Answer: Deleting a node from the end of a singly linked list is an (O(n)) operation, where (n) is the number of nodes in the list. This is because you need to traverse the entire list to find the second-to-last node to update its next pointer to null.

Key Points:
- Requires traversing to the second-last node.
- For singly linked lists, there's no backward traversal.
- The operation involves updating the next pointer of the second-to-last node to null.

Example:

public void DeleteFromEnd()
{
    if (head == null) return;

    // If there's only one element in the list
    if (head.next == null)
    {
        head = null;
        return;
    }

    // Traverse the list to find the second-to-last node
    Node secondLast = head;
    while (secondLast.next.next != null)
    {
        secondLast = secondLast.next;
    }

    // Delete the last node
    secondLast.next = null;
}

3. What is the time complexity of searching for an element in a linked list?

Answer: Searching for an element in a linked list has a time complexity of (O(n)), where (n) is the number of elements in the list. This is because, in the worst case, you may have to traverse the entire list to find the element or determine it's not present.

Key Points:
- Linear search is used.
- The entire list may need to be traversed.
- Efficiency depends on the position of the element being searched.

Example:

public bool Search(int key)
{
    Node current = head;
    while (current != null)
    {
        if (current.data == key) return true;
        current = current.next;
    }
    return false;
}

4. How does the time complexity of insertion in a singly linked list compare to a doubly linked list?

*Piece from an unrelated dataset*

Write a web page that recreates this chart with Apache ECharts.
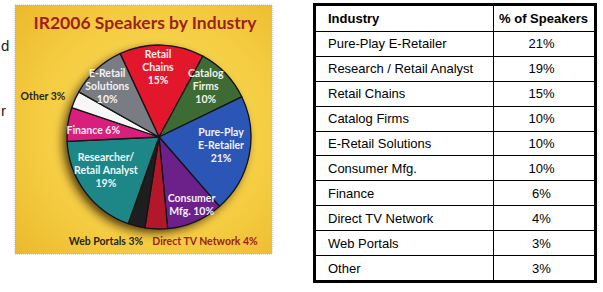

Answer: The time complexity of insertion at the beginning of both singly and doubly linked lists is (O(1)). However, insertion at other positions, especially near the end, can be more efficient in a doubly linked list if you have a reference to the tail or the node after which you want to insert, due to its bidirectional traversal capability.

Key Points:
- Insertion at the beginning is (O(1)) for both.
- Doubly linked lists allow for (O(1)) insertion if the node before the insertion point is known, thanks to its backward links.
- Singly linked lists require (O(n)) time for inserting at the end or in the middle if the previous node is not already known, as they can only be traversed in one direction.

Example:

// For a doubly linked list
public void InsertAfter(Node prevNode, int newData)
{
    if (prevNode == null)
    {
        Console.WriteLine("The given previous node cannot be null");
        return;
    }

    Node newNode = new Node(newData);
    newNode.next = prevNode.next;
    prevNode.next = newNode;
    newNode.prev = prevNode;

    if (newNode.next != null)
    {
        newNode.next.prev = newNode;
    }
}

This demonstrates the efficiency gained in a doubly linked list when the previous node is known, facilitating (O(1)) insertion time, contrasting with the need to traverse a singly linked list to perform similar operations.